Live-Donor Transplant May Treat Diabetes
Woman Donates Half of Pancreas to Aid Daughter With Type 1 Diabetes
Before the surgery, she had frequent, severe low blood sugar episodes that often led to comas. In the weeks following the islet infusion, her blood sugar control stabilized, and Shapiro says she is being weaned off injected insulin.
American Diabetes Association spokesman Eugene Barrett, MD, PhD, says islet cell transplants offer promise for a select group of people with type 1 diabetes, but he adds they remain an experimental procedure.
"We don't really know what the long-term outcome will be for these patients," he says.
Shapiro and colleagues at the University of Alberta in Edmonton, Canada, have performed just over 70 islet cell transplants using cadaver donors. They report that 80% of their patients remained insulin independent, meaning they didn't need injections, after a year.
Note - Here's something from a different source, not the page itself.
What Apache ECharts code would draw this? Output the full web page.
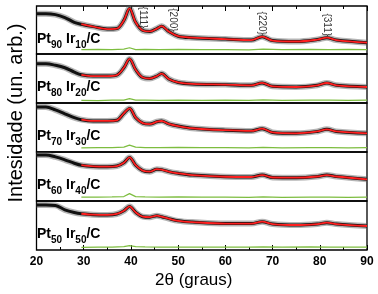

Half of their patients remained insulin independent after three years, but just 10% to 20% were producing enough of their own insulin to avoid injections five years later.
It won't be known for some time if live-donor islet cell transplants produce better long-term outcomes. And Shapiro acknowledges that questions remain about the safety of the procedure for the donor. One fear has been that if too much of the pancreas is removed the donor could also become diabetic.
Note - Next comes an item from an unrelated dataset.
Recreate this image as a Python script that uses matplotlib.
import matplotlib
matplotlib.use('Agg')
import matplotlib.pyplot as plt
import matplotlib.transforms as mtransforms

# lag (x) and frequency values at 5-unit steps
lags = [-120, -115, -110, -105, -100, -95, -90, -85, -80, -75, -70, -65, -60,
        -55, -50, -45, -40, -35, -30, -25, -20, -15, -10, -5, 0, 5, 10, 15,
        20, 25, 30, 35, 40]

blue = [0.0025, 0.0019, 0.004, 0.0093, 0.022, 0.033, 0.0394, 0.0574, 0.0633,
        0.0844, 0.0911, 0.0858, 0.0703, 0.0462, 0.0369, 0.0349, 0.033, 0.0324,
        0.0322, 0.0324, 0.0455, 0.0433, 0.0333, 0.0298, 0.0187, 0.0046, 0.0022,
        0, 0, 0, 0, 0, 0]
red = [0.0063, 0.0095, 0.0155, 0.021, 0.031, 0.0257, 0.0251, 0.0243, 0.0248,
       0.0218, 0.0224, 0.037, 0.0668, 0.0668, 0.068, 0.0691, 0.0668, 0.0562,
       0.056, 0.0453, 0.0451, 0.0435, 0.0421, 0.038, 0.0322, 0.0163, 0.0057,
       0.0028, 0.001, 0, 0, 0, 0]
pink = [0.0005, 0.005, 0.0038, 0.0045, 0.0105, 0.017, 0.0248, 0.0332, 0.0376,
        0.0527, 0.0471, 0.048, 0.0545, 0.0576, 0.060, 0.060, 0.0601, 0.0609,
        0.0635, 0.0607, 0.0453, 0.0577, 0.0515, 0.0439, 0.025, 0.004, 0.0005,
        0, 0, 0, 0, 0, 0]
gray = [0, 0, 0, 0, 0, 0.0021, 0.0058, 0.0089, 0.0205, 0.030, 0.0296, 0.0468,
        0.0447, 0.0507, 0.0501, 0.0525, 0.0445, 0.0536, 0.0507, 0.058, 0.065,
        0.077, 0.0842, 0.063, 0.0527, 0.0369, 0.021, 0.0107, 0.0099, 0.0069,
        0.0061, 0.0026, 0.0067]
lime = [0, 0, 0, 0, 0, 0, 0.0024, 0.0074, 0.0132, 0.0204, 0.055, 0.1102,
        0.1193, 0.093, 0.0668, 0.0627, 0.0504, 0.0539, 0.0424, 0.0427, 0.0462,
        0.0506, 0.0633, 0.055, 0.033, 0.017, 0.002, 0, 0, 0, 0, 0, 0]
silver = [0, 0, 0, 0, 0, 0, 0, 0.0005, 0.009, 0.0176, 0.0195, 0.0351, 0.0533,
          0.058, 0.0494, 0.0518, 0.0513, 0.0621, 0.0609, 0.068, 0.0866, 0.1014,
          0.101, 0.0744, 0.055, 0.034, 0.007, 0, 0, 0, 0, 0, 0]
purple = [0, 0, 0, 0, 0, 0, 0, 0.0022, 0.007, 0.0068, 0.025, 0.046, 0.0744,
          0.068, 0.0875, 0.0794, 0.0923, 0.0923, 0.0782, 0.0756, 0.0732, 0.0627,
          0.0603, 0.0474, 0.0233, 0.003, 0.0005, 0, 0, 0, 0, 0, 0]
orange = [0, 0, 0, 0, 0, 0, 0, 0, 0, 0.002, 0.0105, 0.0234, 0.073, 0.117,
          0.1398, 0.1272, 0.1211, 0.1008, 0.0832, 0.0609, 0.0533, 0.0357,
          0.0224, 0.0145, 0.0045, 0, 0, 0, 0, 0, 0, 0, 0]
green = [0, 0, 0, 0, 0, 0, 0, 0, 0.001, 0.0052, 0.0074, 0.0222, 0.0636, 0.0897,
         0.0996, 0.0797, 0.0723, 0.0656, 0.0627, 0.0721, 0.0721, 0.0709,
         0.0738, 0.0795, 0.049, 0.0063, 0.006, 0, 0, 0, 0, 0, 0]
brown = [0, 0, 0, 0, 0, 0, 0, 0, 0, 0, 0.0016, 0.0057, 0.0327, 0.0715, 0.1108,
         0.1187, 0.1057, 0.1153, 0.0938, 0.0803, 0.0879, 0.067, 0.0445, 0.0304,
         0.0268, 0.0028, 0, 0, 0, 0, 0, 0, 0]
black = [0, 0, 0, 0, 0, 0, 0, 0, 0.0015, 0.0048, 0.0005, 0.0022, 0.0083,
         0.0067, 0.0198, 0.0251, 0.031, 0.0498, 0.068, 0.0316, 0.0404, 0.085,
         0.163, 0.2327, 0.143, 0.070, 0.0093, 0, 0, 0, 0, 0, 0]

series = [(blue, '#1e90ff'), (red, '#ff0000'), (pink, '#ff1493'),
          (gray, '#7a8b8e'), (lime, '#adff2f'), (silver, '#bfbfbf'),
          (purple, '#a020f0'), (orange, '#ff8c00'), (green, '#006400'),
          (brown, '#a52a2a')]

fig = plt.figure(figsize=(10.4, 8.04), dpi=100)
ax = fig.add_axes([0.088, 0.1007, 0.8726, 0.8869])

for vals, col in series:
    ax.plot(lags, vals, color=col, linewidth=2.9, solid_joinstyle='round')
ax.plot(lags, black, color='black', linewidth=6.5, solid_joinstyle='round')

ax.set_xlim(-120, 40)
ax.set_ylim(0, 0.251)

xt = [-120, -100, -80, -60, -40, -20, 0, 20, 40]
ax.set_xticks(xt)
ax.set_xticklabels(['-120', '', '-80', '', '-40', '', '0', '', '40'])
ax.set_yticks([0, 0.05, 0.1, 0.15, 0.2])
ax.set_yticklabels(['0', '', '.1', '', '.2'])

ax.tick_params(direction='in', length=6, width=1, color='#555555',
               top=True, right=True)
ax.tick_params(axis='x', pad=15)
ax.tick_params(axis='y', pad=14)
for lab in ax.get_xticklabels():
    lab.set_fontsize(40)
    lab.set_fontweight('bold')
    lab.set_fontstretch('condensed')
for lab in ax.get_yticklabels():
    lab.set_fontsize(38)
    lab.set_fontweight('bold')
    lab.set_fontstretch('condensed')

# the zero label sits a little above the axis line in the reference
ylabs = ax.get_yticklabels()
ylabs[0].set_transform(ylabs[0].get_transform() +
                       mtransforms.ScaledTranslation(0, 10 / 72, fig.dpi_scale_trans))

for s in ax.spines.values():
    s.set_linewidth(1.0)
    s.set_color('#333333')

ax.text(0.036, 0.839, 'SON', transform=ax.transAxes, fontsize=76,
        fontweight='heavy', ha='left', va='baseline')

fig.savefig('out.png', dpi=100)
Barrett says the experience from a French research team is reassuring. For several years the researchers have been doing a similar procedure, only instead of transplanting islet cells from the pancreas they have been transplanting a portion of the pancreas itself from live donors to diabetes patients.
"The donors are not entirely normal in terms of pancreatic function, but they seem to do pretty well," he says. "The fear that they would develop diabetes isn't being borne out."
Shapiro says there are plans to do more live-donor islet cell transplants in both Japan and at his institution in Edmonton.
"We are moving forward cautiously, but I am optimistic that this could supplement or even replace cadaveric transplants," he says. "There are clearly not enough organ donors to go around, and the living donor procedure could fulfill a clear niche. But, obviously, curing diabetes in one person at the expense of creating it in another would be an unacceptable and catastrophic outcome."